Shade of the Week: Scheana Shay
Scheana Shay is the most insufferable cast member on Vanderpump Rules and that is saying something when the cast is made up of self obsessed wannabe actors in LA. Her nasal voice, extreme face work and total lack of self awareness are just some of the reasons why Scheana is the absolute worst. Proceed with caution.
Let's start with the obvious: her face. It's not that Scheana isn't pretty, she is, but natural she is not. If you go back and watch from season one this SURver has an entirely new face and has also lost around 30 pounds. Never have truer words been spoken then when Tom Schwartz slammed the superficial SURver as a "Bootleg Kardashian" I'm not sure whoever told her that weighing as much as a small child and plumping her face full of shit is good, but Mrs Shay really needs to take it down a fucking notch because I miss her old face, wherever it went.
Can we talk about that apartment? Scheana Shay's home is what nightmares are made of. You would think that she could afford a nicer place that didn't look like a meth lab but I guess her Bravo checks aren't that big. The blown up pictures of her face and the man cave couches in her dingy apartment cause me to break out in hives everytime it pops up on the screen. It's easily the worst apartment of the entire SURver crew and that is saying something because Sandoval lives in a basement with no electricity and the Schwartz-Maloney's have a piece of spray paint art in their living room.

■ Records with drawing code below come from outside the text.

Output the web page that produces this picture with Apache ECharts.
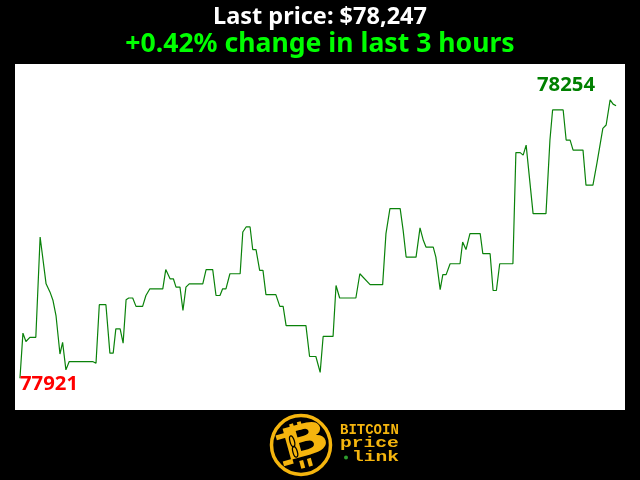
<!DOCTYPE html>
<html><head><meta charset="utf-8">
<style>html,body{margin:0;padding:0;background:#000}#c{width:640px;height:480px}</style>
<script src="https://cdn.jsdelivr.net/npm/echarts@6/dist/echarts.min.js"></script></head>
<body><div id="c"></div><script>
const minutes=[0,0.9,1.8,3,4.8,6.1,7.9,9.1,10,10.9,12.1,12.9,13.9,14.9,22,23,24,26,27.2,28.2,29,30.3,31.2,32.1,32.9,34.1,35.1,37.1,38.1,39.3,43.2,44.1,45.4,46.4,47.2,48.4,49.3,50.2,51.2,55.3,56.3,58.3,59.3,60.5,61.3,62.3,63.5,66.6,67.4,68.4,69.6,70.4,71.4,72.5,73.5,74.4,77.4,78.6,79.6,80.5,86.5,87.6,89.5,90.8,91.7,94.7,95.6,96.7,101.6,102.8,105.9,109.7,110.7,111.9,115,115.9,116.8,119.8,121,122,122.8,125,125.8,127.1,127.9,128.9,130.1,133.1,133.9,134.9,136.1,139.2,140,142.2,143.1,144.1,145.1,149.1,150,151.3,152.2,153.1,155.2,159.1,160.3,161.1,164.3,165.2,166.4,167.3,170.3,171.2,173.3,174.5,176.3,177.3,178.5,179.4,180.3];
const prices=[77921,77975,77965,77970,77970,78090,78034,78024,78014,77996,77950,77964,77931,77941,77941,77939,78009,78009,77951,77951,77980,77980,77963,78015,78017,78017,78007,78007,78020,78028,78028,78051,78040,78040,78030,78030,78002,78030,78034,78034,78051,78051,78020,78020,78028,78028,78046,78046,78096,78102,78102,78075,78075,78050,78050,78021,78021,78007,78007,77984,77984,77947,77947,77928,77971,77971,78032,78017,78017,78046,78033,78033,78094,78124,78124,78098,78066,78066,78101,78086,78078,78078,78066,78027,78045,78045,78058,78058,78084,78075,78094,78094,78070,78070,78026,78026,78058,78058,78191,78191,78188,78200,78118,78118,78206,78242,78242,78206,78206,78194,78194,78152,78152,78178,78220,78224,78254,78249,78247];
const lowLabel='77921', highLabel='78254';
const titleLine='Last price: $78,247', changeLine='+0.42% change in last 3 hours';
const font='"Noto Sans"';
const gold='#f5b50e';
const chart=echarts.init(document.getElementById('c'),null,{renderer:'canvas'});
const bar=(x,y,w,h)=>({type:'rect',shape:{x:x,y:y,width:w,height:h},style:{fill:gold}});
chart.setOption({
 backgroundColor:'#000',animation:false,
 grid:{left:15,top:64,width:610,height:346,show:true,backgroundColor:'#fff',borderWidth:0},
 xAxis:{type:'value',min:-1.5,max:183,show:false},
 yAxis:{type:'value',min:77883,max:78297,show:false},
 title:[
  {text:titleLine,left:315,textAlign:'center',top:0,textStyle:{color:'#fff',fontFamily:font,fontWeight:'bold',fontSize:23.5}},
  {text:changeLine,left:315,textAlign:'center',top:26,textStyle:{color:'#0f0',fontFamily:font,fontWeight:'bold',fontSize:26.6}},
  {text:lowLabel,left:15,top:369,textStyle:{color:'#f00',fontFamily:font,fontWeight:'bold',fontSize:20.3}},
  {text:highLabel,left:532,top:70,textStyle:{color:'#008000',fontFamily:font,fontWeight:'bold',fontSize:20.3}}
 ],
 series:[{type:'line',data:minutes.map((m,i)=>[m,prices[i]]),showSymbol:false,lineStyle:{color:'#0a820a',width:1.2},silent:true}],
 graphic:[
  {type:'circle',shape:{cx:301,cy:445,r:29.5},style:{fill:'none',stroke:gold,lineWidth:3.5}},
  {type:'group',x:301,y:445,rotation:0.27,children:[
    {type:'text',x:5,y:0,scaleX:1.45,style:{text:'B',x:0,y:0,align:'center',verticalAlign:'middle',fill:gold,font:'900 44px "DejaVu Sans"'}},
    bar(-6,-23,4,8),bar(2,-23,4,8),bar(-6,15,4,8),bar(2,15,4,8),
    bar(-22,-16,10,5),bar(-22,11,10,5),
    {type:'ellipse',shape:{cx:-7.5,cy:-6,rx:2.2,ry:5.5},style:{fill:'none',stroke:'#000',lineWidth:1.3}},
    {type:'ellipse',shape:{cx:-7.5,cy:5,rx:2.2,ry:5.5},style:{fill:'none',stroke:'#000',lineWidth:1.3}}
  ]},
  {type:'text',x:340,y:423,style:{text:'BITCOIN',fill:gold,font:'bold 14px "Liberation Mono"'}},
  {type:'text',x:340,y:436,scaleX:1.4,style:{text:'price',fill:gold,font:'bold 14px "Liberation Mono"'}},
  {type:'text',x:352,y:450,scaleX:1.4,style:{text:'link',fill:gold,font:'bold 14px "Liberation Mono"'}},
  {type:'circle',shape:{cx:346,cy:457.5,r:2},style:{fill:'#2e9e2e'}}
 ]
});
</script></body></html>
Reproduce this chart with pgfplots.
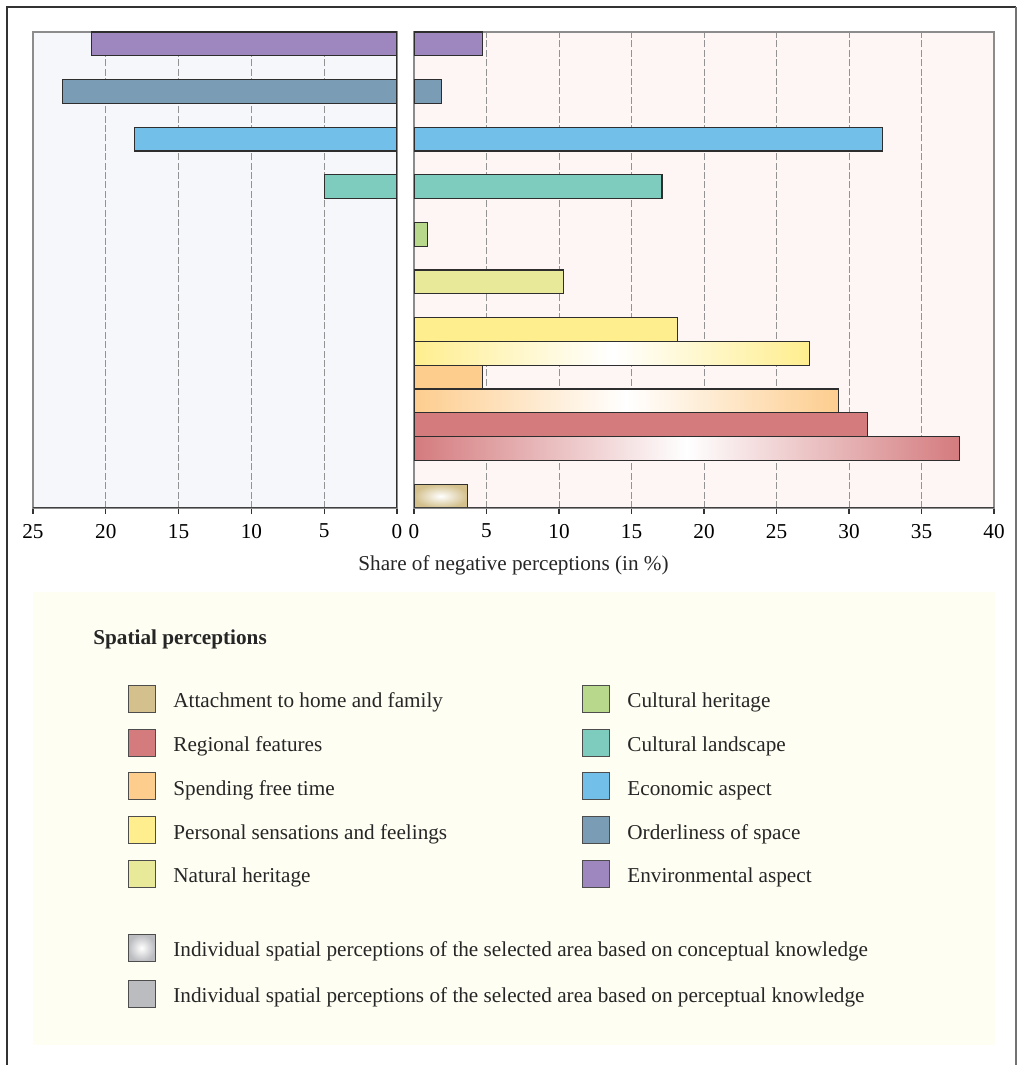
\documentclass[border=0pt]{standalone}
\usepackage{pgfplots}
\pgfplotsset{compat=1.18}
\usepackage{fontspec}
\setmainfont{Liberation Serif}

\definecolor{envc}{HTML}{9E87BE}
\definecolor{ordc}{HTML}{7A9DB5}
\definecolor{ecoc}{HTML}{72C0EA}
\definecolor{clandc}{HTML}{7DCCBE}
\definecolor{cherc}{HTML}{B8D98B}
\definecolor{natc}{HTML}{E8EA9A}
\definecolor{persc}{HTML}{FFEE8E}
\definecolor{spendc}{HTML}{FDCD8E}
\definecolor{regc}{HTML}{D47B7E}
\definecolor{homec}{HTML}{D3C08C}
\definecolor{greyc}{HTML}{BBBCC0}
\definecolor{leftbg}{HTML}{F5F7FB}
\definecolor{rightbg}{HTML}{FEF6F4}
\definecolor{legbg}{HTML}{FEFEF3}
\definecolor{edge}{HTML}{2E2E2E}

\newcommand\lfont{\fontsize{10.6}{12}\selectfont}

\pgfplotsset{
  panel/.style={
    scale only axis, height=238pt, ymin=0, ymax=20, ytick=\empty,
    xtick pos=bottom, tick align=outside, major tick length=3pt,
    xmajorgrids,
    major grid style={gray!85, dash pattern=on 3.5pt off 1.2pt, line width=0.45pt},
    axis line style={black!45, line width=0.8pt},
    tick style={black!80, line width=0.6pt},
    /pgf/number format/assume math mode=true,
    ticklabel style={font=\lfont},
    xticklabel style={yshift=-1.5pt},
  },
  hbar/.style={xbar, bar shift=0pt, bar width=11.9pt, draw=edge, line width=0.55pt},
}

% legend entry: x, y centre, swatch style, text
\newcommand\legitem[4]{%
  \begin{scope}[shift={(#1,#2)}]
    \draw[edge!85, line width=0.5pt, #3] (0pt,-6.75pt) rectangle (13.5pt,6.75pt);
    \node[anchor=base west, inner sep=0pt, font=\lfont, text=black!85] at (22.5pt,-4.5pt) {#4};
  \end{scope}}

\begin{document}
\begin{tikzpicture}
\useasboundingbox (0,0) rectangle (508.5pt,532.5pt);

% left panel: positive side shown reversed
\begin{axis}[panel, at={(16.5pt,278.5pt)}, anchor=south west, width=182pt,
  xmin=0, xmax=25, x dir=reverse, xtick={0,5,...,25},
  axis background/.style={fill=leftbg}]
  \addplot[hbar, fill=envc]   coordinates {(21,19.5)};
  \addplot[hbar, fill=ordc]   coordinates {(23,17.5)};
  \addplot[hbar, fill=ecoc]   coordinates {(18,15.5)};
  \addplot[hbar, fill=clandc] coordinates {(5,13.5)};
  \draw[edge, line width=0.7pt] (axis cs:0,0) -- (axis cs:0,20);
  \draw[black!75, line width=0.8pt] (axis cs:25,0) -- (axis cs:0,0);
\end{axis}

% right panel
\begin{axis}[panel, at={(207pt,278.5pt)}, anchor=south west, width=290pt,
  xmin=0, xmax=40, xtick={0,5,...,40},
  axis background/.style={fill=rightbg}]
  \addplot[hbar, fill=envc]   coordinates {(4.7,19.5)};
  \addplot[hbar, fill=ordc]   coordinates {(1.9,17.5)};
  \addplot[hbar, fill=ecoc]   coordinates {(32.3,15.5)};
  \addplot[hbar, fill=clandc] coordinates {(17.1,13.5)};
  \addplot[hbar, fill=cherc]  coordinates {(0.9,11.5)};
  \addplot[hbar, fill=natc]   coordinates {(10.3,9.5)};
  \addplot[hbar, fill=persc]  coordinates {(18.2,7.5)};
  \addplot[hbar, left color=persc, right color=persc, middle color=white] coordinates {(27.3,6.5)};
  \addplot[hbar, fill=spendc] coordinates {(4.7,5.5)};
  \addplot[hbar, left color=spendc, right color=spendc, middle color=white] coordinates {(29.3,4.5)};
  \addplot[hbar, fill=regc]   coordinates {(31.3,3.5)};
  \addplot[hbar, left color=regc, right color=regc, middle color=white] coordinates {(37.6,2.5)};
  \addplot[hbar, inner color=white, outer color=homec] coordinates {(3.7,0.5)};
  \draw[black!75, line width=0.8pt] (axis cs:0,0) -- (axis cs:40,0);
\end{axis}

\node[font=\lfont, text=black!85] at (256.75pt,250pt) {Share of negative perceptions (in \%)};

% legend
\fill[legbg] (16.5pt,10pt) rectangle (497.5pt,236.5pt);
\node[anchor=base west, inner sep=0pt, font=\bfseries\lfont, text=black!85] at (46.5pt,210pt) {Spatial perceptions};

\legitem{64pt}{183pt}{fill=homec}{Attachment to home and family}
\legitem{64pt}{161.15pt}{fill=regc}{Regional features}
\legitem{64pt}{139.35pt}{fill=spendc}{Spending free time}
\legitem{64pt}{117.35pt}{fill=persc}{Personal sensations and feelings}
\legitem{64pt}{95.5pt}{fill=natc}{Natural heritage}

\legitem{291pt}{183pt}{fill=cherc}{Cultural heritage}
\legitem{291pt}{161.15pt}{fill=clandc}{Cultural landscape}
\legitem{291pt}{139.35pt}{fill=ecoc}{Economic aspect}
\legitem{291pt}{117.35pt}{fill=ordc}{Orderliness of space}
\legitem{291pt}{95.5pt}{fill=envc}{Environmental aspect}

\legitem{64pt}{58.5pt}{inner color=white, outer color=greyc}{Individual spatial perceptions of the selected area based on conceptual knowledge}
\legitem{64pt}{35.5pt}{fill=greyc}{Individual spatial perceptions of the selected area based on perceptual knowledge}

% outer frame
\draw[black!80, line width=1pt] (3.25pt,-20pt) -- (3.25pt,528.75pt) -- (508pt,528.75pt);
\draw[black!55, line width=0.6pt] (508pt,528.75pt) -- (508pt,-20pt);
\end{tikzpicture}
\end{document}
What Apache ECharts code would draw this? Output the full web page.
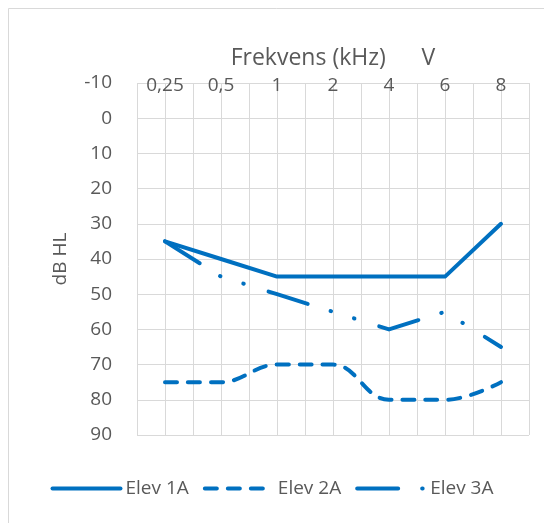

Her last name is STILL Shay, but that marriage was just a blimp on the radar, wasn't it Scheana? For the entirety of season six she has bragged about her new boyfriend Rob and tried her hardest to throw as much petty shade at Shay as she could. I'm not even 100% sure why the broke up. Yeah, he lied to her about doing pills. Is that it? Because a week before she busted him, she was still hyping him up and pretending like they were in love for the first time again, until she jumped onto the next dick and proclaimed that Rob was the best man ever. By the way she speaks you'd think that Rob invited sliced bread or was the leader of a small country but no, he can just hang a TV, which is just a normal task that anyone with a brain larger than a peanut should be able to figure out.
The problem with Scheana is that she always has to rewrite the narrative. With Shay he was her prince charming and they were going to live happily ever after in Azusa with 3.5 kids, a nice house and a couple of affairs under her belt. However when that relationship turned to shit she was stuck in denial and hell bent on not letting her fairytale crumble, so she placed the blame on Shay and moved onto the next guy who would play the prince in her story. When she says that they've "been in love for 12 years, well except for the six in the middle" it makes me want to murder a village of small children because YOU WERE MARRIED AND HEAD OVER HEELS FOR THOSE SIX YEARS. And let's not forget honey, you were selling stories about fucking Eddie Cibrian in those years as well. But you were really in love with Rob the whole time and Shay just held you captive against your will and Eddie forced you to have an affair with him. Right?
If Scheana would just own her fuck ups and be real then none of this would even be a problem, hell, she'd probably be one of my favourites this season. They say it's not about how you fall but how you get up and just like Dorito Kemsley on RHOBH, that is where the problem lies with Scheana as well. Half her problems would be null and void if she was humble and honest about how her fairytale didn't come true but Scheana feels the need to oversell Rob to us and overcompensates by bragging about every fibre of his being which makes it so clear that she is in denial about the relationship. It's not even entertaining or fun to watch, it's just sad.
Reality TV is all about being real, open and honest but it's also largely about exploiting the personalities of deeply delusional people as well. Until Scheana learns how to only say Rob's name 4 times a day and realises that she's fucking crazy then Bravo can keep her tapes because I am not interested in watching that Hot Mess Express!